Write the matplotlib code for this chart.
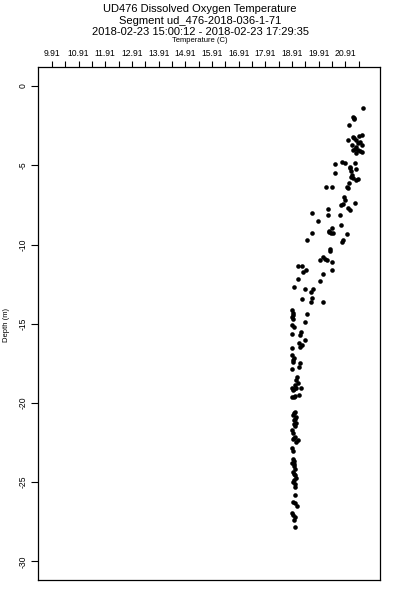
import numpy as np
import matplotlib
matplotlib.use("Agg")
from matplotlib import pyplot as plt

# titulos
titulo = "UD476 Dissolved Oxygen Temperature"
segmento = "Segment ud_476-2018-036-1-71"
periodo = "2018-02-23 15:00:12 - 2018-02-23 17:29:35"
rotulo_x = "Temperature (C)"
rotulo_y = "Depth (m)"

# ticks
ticks_x = [9.91 + 0.5 * i for i in range(24)]
labels_x = ["9.91", "10.91", "11.91", "12.91", "13.91", "14.91", "15.91",
            "16.91", "17.91", "18.91", "19.91", "20.91"]
ticks_y = [0, -5, -10, -15, -20, -25, -30]

# dados
temperatura = [
    21.58, 21.21, 21.23, 21.06, 21.21, 21.43, 21.54, 21.02, 21.33, 21.46,
    21.18, 21.31, 21.52, 21.39, 21.21, 21.54, 21.33, 21.27, 20.77, 20.90,
    20.52, 21.08, 21.12, 21.33, 20.52, 21.15, 21.21, 21.31, 21.39, 21.06,
    20.99, 21.02, 20.18, 20.43, 20.87, 20.89, 20.83, 20.75, 21.27, 21.02,
    21.08, 19.65, 20.27, 20.27, 20.71, 19.89, 20.75, 20.40, 20.31, 20.46,
    20.37, 19.68, 20.96, 19.46, 20.83, 20.77,
    20.33, 20.06, 19.98, 20.15, 20.21, 20.40, 19.14, 19.27, 19.43, 19.33,
    20.43, 20.08, 19.14, 19.96, 18.99, 19.39, 19.61, 19.71, 19.67, 19.62,
    19.29, 20.06, 18.90, 18.96, 18.93, 18.96, 19.48, 18.92, 19.39, 18.92,
    19.24, 19.21, 19.39, 19.18, 19.27, 19.21, 18.90, 18.93, 18.98, 18.96,
    19.21, 19.17, 18.96, 18.93, 19.11, 19.08, 19.14, 19.02, 18.90, 19.24,
    19.08,
    18.96, 18.93, 19.02, 19.18, 19.02, 18.96, 19.06, 18.98, 19.08, 19.02,
    18.93, 18.96, 19.02, 18.96, 19.08, 19.14, 18.93, 18.96, 18.96, 18.93,
    18.98, 19.02, 18.96, 19.02, 19.06, 18.96, 19.02, 19.04, 19.02, 18.96,
    19.02, 19.11, 18.92, 18.96, 19.02, 18.98, 19.02,
    19.00, 18.99, 19.04, 18.98, 19.00, 18.99, 19.00, 18.98, 19.00, 18.98,
    18.95, 18.97, 21.25, 21.40, 21.28, 21.47, 21.22, 21.10, 21.14, 20.30,
    20.33,
]
profundidade = [
    -1.41, -1.94, -2.08, -2.46, -3.20, -3.15, -3.09, -3.41, -3.41, -3.51,
    -3.72, -3.83, -3.72, -4.04, -4.04, -4.15, -4.25, -4.84, -4.79, -4.88,
    -4.92, -5.09, -5.36, -5.24, -5.47, -5.62, -5.82, -5.93, -5.89, -6.10,
    -6.35, -6.45, -6.39, -6.37, -7.02, -7.19, -7.44, -7.53, -7.40, -7.72,
    -7.82, -7.99, -7.78, -8.14, -8.14, -8.50, -8.79, -8.98, -9.13, -9.29,
    -9.26, -9.29, -9.36, -9.72, -9.72, -9.82,
    -10.30, -10.77, -10.98, -10.91, -10.98, -11.12, -11.34, -11.34, -11.61, -11.75,
    -11.61, -11.88, -12.20, -12.30, -12.66, -12.83, -13.02, -12.83, -13.36, -13.61,
    -13.44, -13.65, -14.13, -14.34, -14.56, -14.70, -14.40, -15.08, -14.91, -15.67,
    -15.54, -15.71, -16.04, -16.23, -16.34, -16.45, -16.51, -16.97, -17.14, -17.29,
    -17.50, -17.71, -17.43, -17.85, -18.34, -18.55, -18.76, -18.86, -19.03, -19.03,
    -19.03,
    -19.18, -19.60, -19.56, -19.50, -20.55, -20.76, -20.90, -21.07, -21.24, -21.45,
    -21.70, -21.87, -22.13, -22.29, -22.44, -22.33, -22.86, -23.01, -23.55, -23.77,
    -23.97, -24.18, -24.33, -24.54, -24.75, -24.96, -25.11, -25.32, -25.80, -26.23,
    -26.33, -26.50, -26.92, -27.07, -27.17, -27.38, -27.84,
    -19.65, -20.65, -21.00, -21.35, -22.20, -23.65, -23.87, -24.45, -24.85, -15.20,
    -14.45, -19.10, -3.30, -3.60, -3.95, -4.10, -2.00, -5.20, -5.75, -9.20,
    -10.40,
]

plt.rcParams['font.family'] = ['Liberation Sans', 'DejaVu Sans']

fig = plt.figure(figsize=(4, 6), dpi=100)
ax = fig.add_axes([0.0958, 0.0333, 0.854, 0.8545])

ax.plot(temperatura, profundidade, 'o', color='black', markersize=3.3,
        markeredgewidth=0)

ax.set_xlim(9.40, 22.21)
ax.set_ylim(-31.17, 1.18)

# eixo x em cima, como no R
ax.xaxis.tick_top()
ax.set_xticks(ticks_x)
ax.set_xticklabels([])
ax.tick_params(axis='x', length=4.5, width=0.8, top=True, bottom=False)

# rotulos do eixo x so nos graus inteiros
trans_x = matplotlib.transforms.blended_transform_factory(ax.transData, fig.transFigure)
for i, lab in enumerate(labels_x):
    ax.text(9.91 + i, 1 - 53 / 600, lab, transform=trans_x,
            ha='center', va='center', fontsize=6.2)

ax.set_yticks(ticks_y)
ax.set_yticklabels([str(v) for v in ticks_y], rotation=90, va='center',
                   fontsize=6.2)
ax.tick_params(axis='y', length=5, width=0.8, pad=3)

for s in ax.spines.values():
    s.set_linewidth(0.9)

fig.text(0.5, 1 - 9 / 600, titulo, ha='center', va='center', fontsize=8)
fig.text(0.5, 1 - 20.5 / 600, segmento, ha='center', va='center', fontsize=8)
fig.text(0.5, 1 - 32 / 600, periodo, ha='center', va='center', fontsize=8)
fig.text(0.5, 1 - 41 / 600, rotulo_x, ha='center', va='center', fontsize=5.5)
fig.text(7 / 400, 1 - 325 / 600, rotulo_y, ha='center', va='center',
         fontsize=5.5, rotation=90)

fig.savefig("out.png", dpi=100)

TO BE DONE
Write the listing out a second time exactly, dropping all images.

FULL RESPONSE
Write the matplotlib code for this chart.
import numpy as np
import matplotlib
matplotlib.use("Agg")
from matplotlib import pyplot as plt

# titulos
titulo = "UD476 Dissolved Oxygen Temperature"
segmento = "Segment ud_476-2018-036-1-71"
periodo = "2018-02-23 15:00:12 - 2018-02-23 17:29:35"
rotulo_x = "Temperature (C)"
rotulo_y = "Depth (m)"

# ticks
ticks_x = [9.91 + 0.5 * i for i in range(24)]
labels_x = ["9.91", "10.91", "11.91", "12.91", "13.91", "14.91", "15.91",
            "16.91", "17.91", "18.91", "19.91", "20.91"]
ticks_y = [0, -5, -10, -15, -20, -25, -30]

# dados
temperatura = [
    21.58, 21.21, 21.23, 21.06, 21.21, 21.43, 21.54, 21.02, 21.33, 21.46,
    21.18, 21.31, 21.52, 21.39, 21.21, 21.54, 21.33, 21.27, 20.77, 20.90,
    20.52, 21.08, 21.12, 21.33, 20.52, 21.15, 21.21, 21.31, 21.39, 21.06,
    20.99, 21.02, 20.18, 20.43, 20.87, 20.89, 20.83, 20.75, 21.27, 21.02,
    21.08, 19.65, 20.27, 20.27, 20.71, 19.89, 20.75, 20.40, 20.31, 20.46,
    20.37, 19.68, 20.96, 19.46, 20.83, 20.77,
    20.33, 20.06, 19.98, 20.15, 20.21, 20.40, 19.14, 19.27, 19.43, 19.33,
    20.43, 20.08, 19.14, 19.96, 18.99, 19.39, 19.61, 19.71, 19.67, 19.62,
    19.29, 20.06, 18.90, 18.96, 18.93, 18.96, 19.48, 18.92, 19.39, 18.92,
    19.24, 19.21, 19.39, 19.18, 19.27, 19.21, 18.90, 18.93, 18.98, 18.96,
    19.21, 19.17, 18.96, 18.93, 19.11, 19.08, 19.14, 19.02, 18.90, 19.24,
    19.08,
    18.96, 18.93, 19.02, 19.18, 19.02, 18.96, 19.06, 18.98, 19.08, 19.02,
    18.93, 18.96, 19.02, 18.96, 19.08, 19.14, 18.93, 18.96, 18.96, 18.93,
    18.98, 19.02, 18.96, 19.02, 19.06, 18.96, 19.02, 19.04, 19.02, 18.96,
    19.02, 19.11, 18.92, 18.96, 19.02, 18.98, 19.02,
    19.00, 18.99, 19.04, 18.98, 19.00, 18.99, 19.00, 18.98, 19.00, 18.98,
    18.95, 18.97, 21.25, 21.40, 21.28, 21.47, 21.22, 21.10, 21.14, 20.30,
    20.33,
]
profundidade = [
    -1.41, -1.94, -2.08, -2.46, -3.20, -3.15, -3.09, -3.41, -3.41, -3.51,
    -3.72, -3.83, -3.72, -4.04, -4.04, -4.15, -4.25, -4.84, -4.79, -4.88,
    -4.92, -5.09, -5.36, -5.24, -5.47, -5.62, -5.82, -5.93, -5.89, -6.10,
    -6.35, -6.45, -6.39, -6.37, -7.02, -7.19, -7.44, -7.53, -7.40, -7.72,
    -7.82, -7.99, -7.78, -8.14, -8.14, -8.50, -8.79, -8.98, -9.13, -9.29,
    -9.26, -9.29, -9.36, -9.72, -9.72, -9.82,
    -10.30, -10.77, -10.98, -10.91, -10.98, -11.12, -11.34, -11.34, -11.61, -11.75,
    -11.61, -11.88, -12.20, -12.30, -12.66, -12.83, -13.02, -12.83, -13.36, -13.61,
    -13.44, -13.65, -14.13, -14.34, -14.56, -14.70, -14.40, -15.08, -14.91, -15.67,
    -15.54, -15.71, -16.04, -16.23, -16.34, -16.45, -16.51, -16.97, -17.14, -17.29,
    -17.50, -17.71, -17.43, -17.85, -18.34, -18.55, -18.76, -18.86, -19.03, -19.03,
    -19.03,
    -19.18, -19.60, -19.56, -19.50, -20.55, -20.76, -20.90, -21.07, -21.24, -21.45,
    -21.70, -21.87, -22.13, -22.29, -22.44, -22.33, -22.86, -23.01, -23.55, -23.77,
    -23.97, -24.18, -24.33, -24.54, -24.75, -24.96, -25.11, -25.32, -25.80, -26.23,
    -26.33, -26.50, -26.92, -27.07, -27.17, -27.38, -27.84,
    -19.65, -20.65, -21.00, -21.35, -22.20, -23.65, -23.87, -24.45, -24.85, -15.20,
    -14.45, -19.10, -3.30, -3.60, -3.95, -4.10, -2.00, -5.20, -5.75, -9.20,
    -10.40,
]

plt.rcParams['font.family'] = ['Liberation Sans', 'DejaVu Sans']

fig = plt.figure(figsize=(4, 6), dpi=100)
ax = fig.add_axes([0.0958, 0.0333, 0.854, 0.8545])

ax.plot(temperatura, profundidade, 'o', color='black', markersize=3.3,
        markeredgewidth=0)

ax.set_xlim(9.40, 22.21)
ax.set_ylim(-31.17, 1.18)

# eixo x em cima, como no R
ax.xaxis.tick_top()
ax.set_xticks(ticks_x)
ax.set_xticklabels([])
ax.tick_params(axis='x', length=4.5, width=0.8, top=True, bottom=False)

# rotulos do eixo x so nos graus inteiros
trans_x = matplotlib.transforms.blended_transform_factory(ax.transData, fig.transFigure)
for i, lab in enumerate(labels_x):
    ax.text(9.91 + i, 1 - 53 / 600, lab, transform=trans_x,
            ha='center', va='center', fontsize=6.2)

ax.set_yticks(ticks_y)
ax.set_yticklabels([str(v) for v in ticks_y], rotation=90, va='center',
                   fontsize=6.2)
ax.tick_params(axis='y', length=5, width=0.8, pad=3)

for s in ax.spines.values():
    s.set_linewidth(0.9)

fig.text(0.5, 1 - 9 / 600, titulo, ha='center', va='center', fontsize=8)
fig.text(0.5, 1 - 20.5 / 600, segmento, ha='center', va='center', fontsize=8)
fig.text(0.5, 1 - 32 / 600, periodo, ha='center', va='center', fontsize=8)
fig.text(0.5, 1 - 41 / 600, rotulo_x, ha='center', va='center', fontsize=5.5)
fig.text(7 / 400, 1 - 325 / 600, rotulo_y, ha='center', va='center',
         fontsize=5.5, rotation=90)

fig.savefig("out.png", dpi=100)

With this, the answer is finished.